En outre, l’environnement familial joue un rôle crucial dans le développement du goût de la lecture chez les adolescents. En effet, les élèves qui se perçoivent comme de grands lecteurs sont ceux dont les parents lisent beaucoup et qui disposent de livres en nombre relativement important à la maison. En général, ils sont d’un niveau d’études post-secondaire et appartiennent à la catégorie sociale favorisée.

Par ailleurs, si le rôle de la bibliothèque scolaire dans la pratique de lecture des élèves a été quelque peu mis en évidence, celui du bibliothécaire n’a pas été clairement établi. En effet, la fréquentation de la bibliothèque par les élèves dans le cadre de certains cours a été perçue comme une incitation à la lecture. En revanche, il est apparu que les bibliothécaires avaient une influence quasi insignifiante sur les élèves dans le choix des livres. Il semble que la mission de médiateur n’a pu être remplie convenablement.
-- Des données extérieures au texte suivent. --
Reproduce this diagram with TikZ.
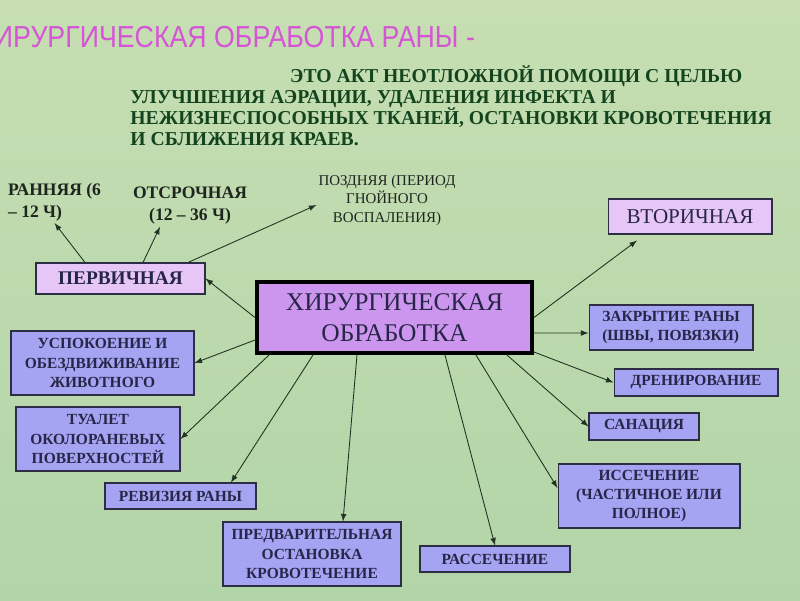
\documentclass[tikz,border=0pt]{standalone}
\usepackage{fontspec}
\setmainfont{Liberation Serif}
\newfontfamily\titlefont[FakeStretch=0.88]{Liberation Sans}
\usetikzlibrary{arrows, shapes}

\definecolor{bgtop}{RGB}{198,222,178}
\definecolor{bgmid}{RGB}{186,219,174}
\definecolor{bgbot}{RGB}{178,213,168}
\definecolor{titlecol}{RGB}{214,84,214}
\definecolor{defcol}{RGB}{20,68,30}
\definecolor{lilalight}{RGB}{230,198,246}
\definecolor{lilacenter}{RGB}{204,150,238}
\definecolor{bluebox}{RGB}{164,164,242}
\definecolor{ink}{RGB}{40,38,72}
\definecolor{frame}{RGB}{45,45,70}
\definecolor{arrowcol}{RGB}{35,50,35}
\definecolor{labelcol}{RGB}{30,36,30}

\begin{document}
\begin{tikzpicture}[x=0.02cm, y=-0.02cm, >=latex]
    \tikzstyle{every node} = [inner sep=1pt]
    \tikzstyle{lightbox} = [draw=frame, line width=0.6pt, fill=lilalight, text=ink]
    \tikzstyle{bluebox} = [draw=frame, line width=0.6pt, fill=bluebox, text=ink, align=center, font=\bfseries\fontsize{8.8}{11}\selectfont]
    \tikzstyle{label} = [text=labelcol, align=center, font=\bfseries\fontsize{10}{12.5}\selectfont]
    \tikzstyle{link} = [->, draw=arrowcol, line width=0.5pt]
    \shade [top color=bgtop, middle color=bgmid, bottom color=bgbot] (0, 0) rectangle (800, 600);
    \useasboundingbox (0, 0) rectangle (800, 600);
    \node (titel) [anchor=base east, text=titlecol, font=\titlefont\fontsize{17.3}{20}\selectfont] at (477, 47) {ХИРУРГИЧЕСКАЯ ОБРАБОТКА РАНЫ -};
    \node (def) [anchor=north west, align=left, inner sep=0pt, text=defcol, font=\bfseries\fontsize{11.2}{12}\selectfont] at (130, 65) {\hspace*{91pt}ЭТО АКТ НЕОТЛОЖНОЙ ПОМОЩИ С ЦЕЛЬЮ\\ УЛУЧШЕНИЯ АЭРАЦИИ, УДАЛЕНИЯ ИНФЕКТА И\\ НЕЖИЗНЕСПОСОБНЫХ ТКАНЕЙ, ОСТАНОВКИ КРОВОТЕЧЕНИЯ\\ И СБЛИЖЕНИЯ КРАЕВ.};
    \node (chir) [draw=black, line width=2.3pt, fill=lilacenter, text=ink, align=center, minimum width=5.5cm, minimum height=1.42cm, font=\fontsize{14.5}{18}\selectfont] at (394.5, 317.5) {ХИРУРГИЧЕСКАЯ\\ОБРАБОТКА};
    \node (perv) [lightbox, minimum width=3.38cm, minimum height=0.62cm, font=\bfseries\fontsize{11}{13}\selectfont] at (120.5, 278.5) {ПЕРВИЧНАЯ};
    \node (vtor) [lightbox, minimum width=3.28cm, minimum height=0.7cm, font=\fontsize{12}{14}\selectfont] at (690, 216.5) {ВТОРИЧНАЯ};
    \node (rann) [label, anchor=west, align=left] at (6, 202) {РАННЯЯ (6\\– 12 Ч)};
    \node (otsr) [label] at (190, 206) {ОТСРОЧНАЯ\\(12 – 36 Ч)};
    \node (pozd) [label, font=\fontsize{8.5}{10.5}\selectfont] at (387, 200) {ПОЗДНЯЯ (ПЕРИОД\\ГНОЙНОГО\\ВОСПАЛЕНИЯ)};
    \node (zakr) [bluebox, align=left, minimum width=3.28cm, minimum height=0.9cm] at (671, 327.5) {ЗАКРЫТИЕ РАНЫ\\(ШВЫ, ПОВЯЗКИ)};
    \node (dren) [bluebox, minimum width=3.28cm, minimum height=0.54cm] at (696, 382.5) {ДРЕНИРОВАНИЕ};
    \node (sanac) [bluebox, minimum width=2.2cm, minimum height=0.54cm] at (644, 426.5) {САНАЦИЯ};
    \node (issec) [bluebox, minimum width=3.64cm, minimum height=1.28cm] at (649, 496) {ИССЕЧЕНИЕ\\(ЧАСТИЧНОЕ ИЛИ\\ПОЛНОЕ)};
    \node (rassec) [bluebox, minimum width=3cm, minimum height=0.52cm] at (495, 559) {РАССЕЧЕНИЕ};
    \node (predv) [bluebox, minimum width=3.56cm, minimum height=1.28cm] at (312, 554) {ПРЕДВАРИТЕЛЬНАЯ\\ОСТАНОВКА\\КРОВОТЕЧЕНИЕ};
    \node (reviz) [bluebox, minimum width=3.02cm, minimum height=0.52cm] at (180.5, 496) {РЕВИЗИЯ РАНЫ};
    \node (tual) [bluebox, minimum width=3.28cm, minimum height=1.28cm] at (98, 439) {ТУАЛЕТ\\ОКОЛОРАНЕВЫХ\\ПОВЕРХНОСТЕЙ};
    \node (uspok) [bluebox, minimum width=3.66cm, minimum height=1.28cm] at (102.5, 363) {УСПОКОЕНИЕ И\\ОБЕЗДВИЖИВАНИЕ\\ЖИВОТНОГО};
    \draw [link] ([xshift=-0.71cm]perv.north) -- (rann.south);
    \draw [link] ([xshift=0.45cm]perv.north) -- ([xshift=-0.6cm]otsr.south);
    \draw [link] ([xshift=1.35cm]perv.north) -- ([yshift=-0.1cm]pozd.west);
    \draw [link] (chir.west) -- (perv.east);
    \draw [link] ([yshift=-0.45cm]chir.west) -- (uspok.east);
    \draw [link] ([xshift=0.28cm]chir.south west) -- (tual.east);
    \draw [link] ([xshift=1.16cm]chir.south west) -- ([xshift=1.01cm]reviz.north);
    \draw [link] ([xshift=2.04cm]chir.south west) -- ([xshift=0.62cm]predv.north);
    \draw [link] ([xshift=3.8cm]chir.south west) -- (rassec.north);
    \draw [link] ([xshift=4.42cm]chir.south west) -- ([yshift=0.16cm]issec.west);
    \draw [link] ([xshift=5.04cm]chir.south west) -- (sanac.west);
    \draw [link] ([yshift=0.06cm]chir.south east) -- (dren.west);
    \draw [link] ([yshift=-0.31cm]chir.east) -- ([yshift=-0.11cm]zakr.west);
    \draw [link] (chir.east) -- ([xshift=-1.06cm, yshift=-0.12cm]vtor.south);
\end{tikzpicture}
\end{document}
Bien que notre enquête comble un déficit de données récentes sur la lecture au Sénégal principalement en milieu scolaire, et qu’elle présente une photographie relativement détaillée et claire du comportement des élèves en matière de lecture, nous n’avons pas la prétention d’en généraliser les résultats. En effet, une enquête à un niveau macro dans les différentes régions du Sénégal donnerait une description plus complète du profil des adolescents en tant que lecteurs. En outre, elle rendrait mieux compte des corrélations possibles entre les pratiques de lecture des élèves et leur environnement socio-culturel. Il serait également intéressant, dans une approche comparative, de mettre ses résultats en perspectives avec d’autres études dans la sous-région ouest-africaine francophone. C’est ce que nous nous proposons de faire dans un prochain ouvrage collectif.